+++ Input

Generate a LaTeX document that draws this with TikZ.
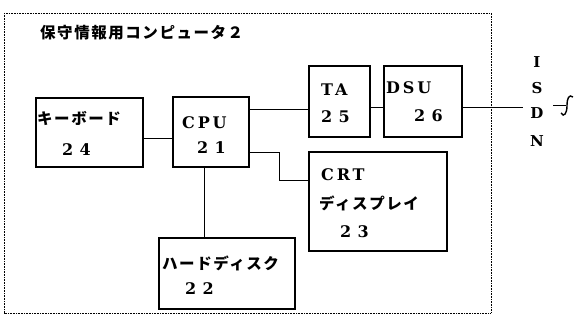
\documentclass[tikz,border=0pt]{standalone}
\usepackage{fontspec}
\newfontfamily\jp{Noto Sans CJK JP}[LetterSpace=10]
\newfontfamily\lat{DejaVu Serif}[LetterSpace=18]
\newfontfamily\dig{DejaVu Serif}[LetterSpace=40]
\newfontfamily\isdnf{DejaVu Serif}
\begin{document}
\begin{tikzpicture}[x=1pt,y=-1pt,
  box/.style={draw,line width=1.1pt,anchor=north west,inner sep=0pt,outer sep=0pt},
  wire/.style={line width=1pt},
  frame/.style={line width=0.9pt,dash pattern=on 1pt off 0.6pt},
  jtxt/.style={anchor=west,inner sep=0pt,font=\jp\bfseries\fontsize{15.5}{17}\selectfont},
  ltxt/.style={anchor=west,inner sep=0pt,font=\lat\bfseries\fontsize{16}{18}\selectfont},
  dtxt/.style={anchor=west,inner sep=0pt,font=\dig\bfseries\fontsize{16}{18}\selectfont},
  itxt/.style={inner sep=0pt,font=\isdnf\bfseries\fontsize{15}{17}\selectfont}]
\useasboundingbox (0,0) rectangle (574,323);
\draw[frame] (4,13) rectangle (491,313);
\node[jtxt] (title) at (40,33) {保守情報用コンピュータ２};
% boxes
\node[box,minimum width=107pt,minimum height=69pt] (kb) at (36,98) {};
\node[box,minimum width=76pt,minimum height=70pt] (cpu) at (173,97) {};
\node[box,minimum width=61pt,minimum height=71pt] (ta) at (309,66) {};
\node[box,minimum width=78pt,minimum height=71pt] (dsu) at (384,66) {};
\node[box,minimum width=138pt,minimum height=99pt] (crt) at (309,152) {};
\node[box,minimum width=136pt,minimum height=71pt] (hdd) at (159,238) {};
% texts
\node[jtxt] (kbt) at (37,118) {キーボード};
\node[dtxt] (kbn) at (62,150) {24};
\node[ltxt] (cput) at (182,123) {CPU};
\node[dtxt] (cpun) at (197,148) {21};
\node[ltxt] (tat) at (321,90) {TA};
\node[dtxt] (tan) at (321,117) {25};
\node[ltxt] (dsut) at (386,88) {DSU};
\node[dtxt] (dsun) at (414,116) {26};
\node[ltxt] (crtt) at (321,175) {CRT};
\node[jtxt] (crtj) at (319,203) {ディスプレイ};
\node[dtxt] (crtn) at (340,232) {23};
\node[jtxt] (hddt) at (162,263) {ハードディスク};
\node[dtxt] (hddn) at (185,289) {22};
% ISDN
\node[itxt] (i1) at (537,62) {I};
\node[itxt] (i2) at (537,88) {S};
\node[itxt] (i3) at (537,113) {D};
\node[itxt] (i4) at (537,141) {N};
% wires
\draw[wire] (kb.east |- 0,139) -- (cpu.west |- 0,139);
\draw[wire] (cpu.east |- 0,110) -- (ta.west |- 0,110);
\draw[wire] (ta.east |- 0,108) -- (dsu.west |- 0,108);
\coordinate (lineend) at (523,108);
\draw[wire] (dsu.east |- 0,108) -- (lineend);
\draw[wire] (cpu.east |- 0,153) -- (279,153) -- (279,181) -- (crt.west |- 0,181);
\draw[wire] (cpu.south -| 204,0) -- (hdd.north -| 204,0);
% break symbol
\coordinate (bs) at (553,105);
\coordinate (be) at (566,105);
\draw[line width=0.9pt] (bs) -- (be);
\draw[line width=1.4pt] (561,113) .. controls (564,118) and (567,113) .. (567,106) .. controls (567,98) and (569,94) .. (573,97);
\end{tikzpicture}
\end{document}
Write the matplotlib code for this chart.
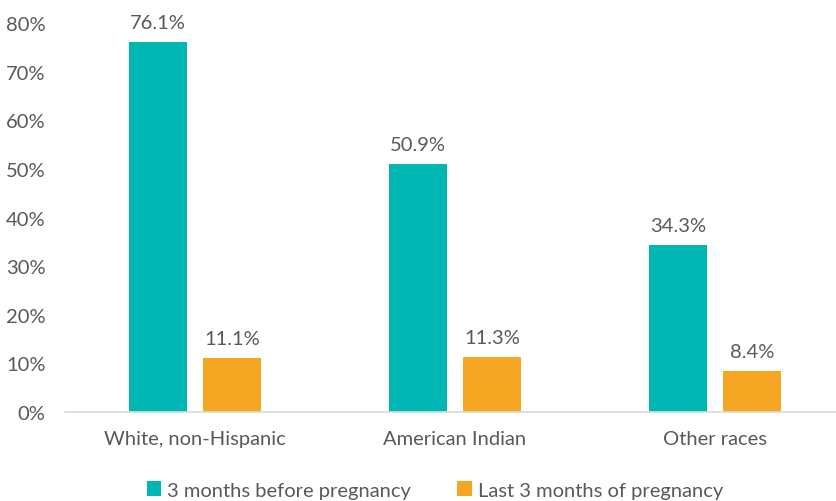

++++++

Write out the full set of lines verbatim, without the pictures.

Generate a LaTeX document that draws this with TikZ.
\documentclass[tikz,border=0pt]{standalone}
\usepackage{fontspec}
\newfontfamily\jp{Noto Sans CJK JP}[LetterSpace=10]
\newfontfamily\lat{DejaVu Serif}[LetterSpace=18]
\newfontfamily\dig{DejaVu Serif}[LetterSpace=40]
\newfontfamily\isdnf{DejaVu Serif}
\begin{document}
\begin{tikzpicture}[x=1pt,y=-1pt,
  box/.style={draw,line width=1.1pt,anchor=north west,inner sep=0pt,outer sep=0pt},
  wire/.style={line width=1pt},
  frame/.style={line width=0.9pt,dash pattern=on 1pt off 0.6pt},
  jtxt/.style={anchor=west,inner sep=0pt,font=\jp\bfseries\fontsize{15.5}{17}\selectfont},
  ltxt/.style={anchor=west,inner sep=0pt,font=\lat\bfseries\fontsize{16}{18}\selectfont},
  dtxt/.style={anchor=west,inner sep=0pt,font=\dig\bfseries\fontsize{16}{18}\selectfont},
  itxt/.style={inner sep=0pt,font=\isdnf\bfseries\fontsize{15}{17}\selectfont}]
\useasboundingbox (0,0) rectangle (574,323);
\draw[frame] (4,13) rectangle (491,313);
\node[jtxt] (title) at (40,33) {保守情報用コンピュータ２};
% boxes
\node[box,minimum width=107pt,minimum height=69pt] (kb) at (36,98) {};
\node[box,minimum width=76pt,minimum height=70pt] (cpu) at (173,97) {};
\node[box,minimum width=61pt,minimum height=71pt] (ta) at (309,66) {};
\node[box,minimum width=78pt,minimum height=71pt] (dsu) at (384,66) {};
\node[box,minimum width=138pt,minimum height=99pt] (crt) at (309,152) {};
\node[box,minimum width=136pt,minimum height=71pt] (hdd) at (159,238) {};
% texts
\node[jtxt] (kbt) at (37,118) {キーボード};
\node[dtxt] (kbn) at (62,150) {24};
\node[ltxt] (cput) at (182,123) {CPU};
\node[dtxt] (cpun) at (197,148) {21};
\node[ltxt] (tat) at (321,90) {TA};
\node[dtxt] (tan) at (321,117) {25};
\node[ltxt] (dsut) at (386,88) {DSU};
\node[dtxt] (dsun) at (414,116) {26};
\node[ltxt] (crtt) at (321,175) {CRT};
\node[jtxt] (crtj) at (319,203) {ディスプレイ};
\node[dtxt] (crtn) at (340,232) {23};
\node[jtxt] (hddt) at (162,263) {ハードディスク};
\node[dtxt] (hddn) at (185,289) {22};
% ISDN
\node[itxt] (i1) at (537,62) {I};
\node[itxt] (i2) at (537,88) {S};
\node[itxt] (i3) at (537,113) {D};
\node[itxt] (i4) at (537,141) {N};
% wires
\draw[wire] (kb.east |- 0,139) -- (cpu.west |- 0,139);
\draw[wire] (cpu.east |- 0,110) -- (ta.west |- 0,110);
\draw[wire] (ta.east |- 0,108) -- (dsu.west |- 0,108);
\coordinate (lineend) at (523,108);
\draw[wire] (dsu.east |- 0,108) -- (lineend);
\draw[wire] (cpu.east |- 0,153) -- (279,153) -- (279,181) -- (crt.west |- 0,181);
\draw[wire] (cpu.south -| 204,0) -- (hdd.north -| 204,0);
% break symbol
\coordinate (bs) at (553,105);
\coordinate (be) at (566,105);
\draw[line width=0.9pt] (bs) -- (be);
\draw[line width=1.4pt] (561,113) .. controls (564,118) and (567,113) .. (567,106) .. controls (567,98) and (569,94) .. (573,97);
\end{tikzpicture}
\end{document}
Write the matplotlib code for this chart.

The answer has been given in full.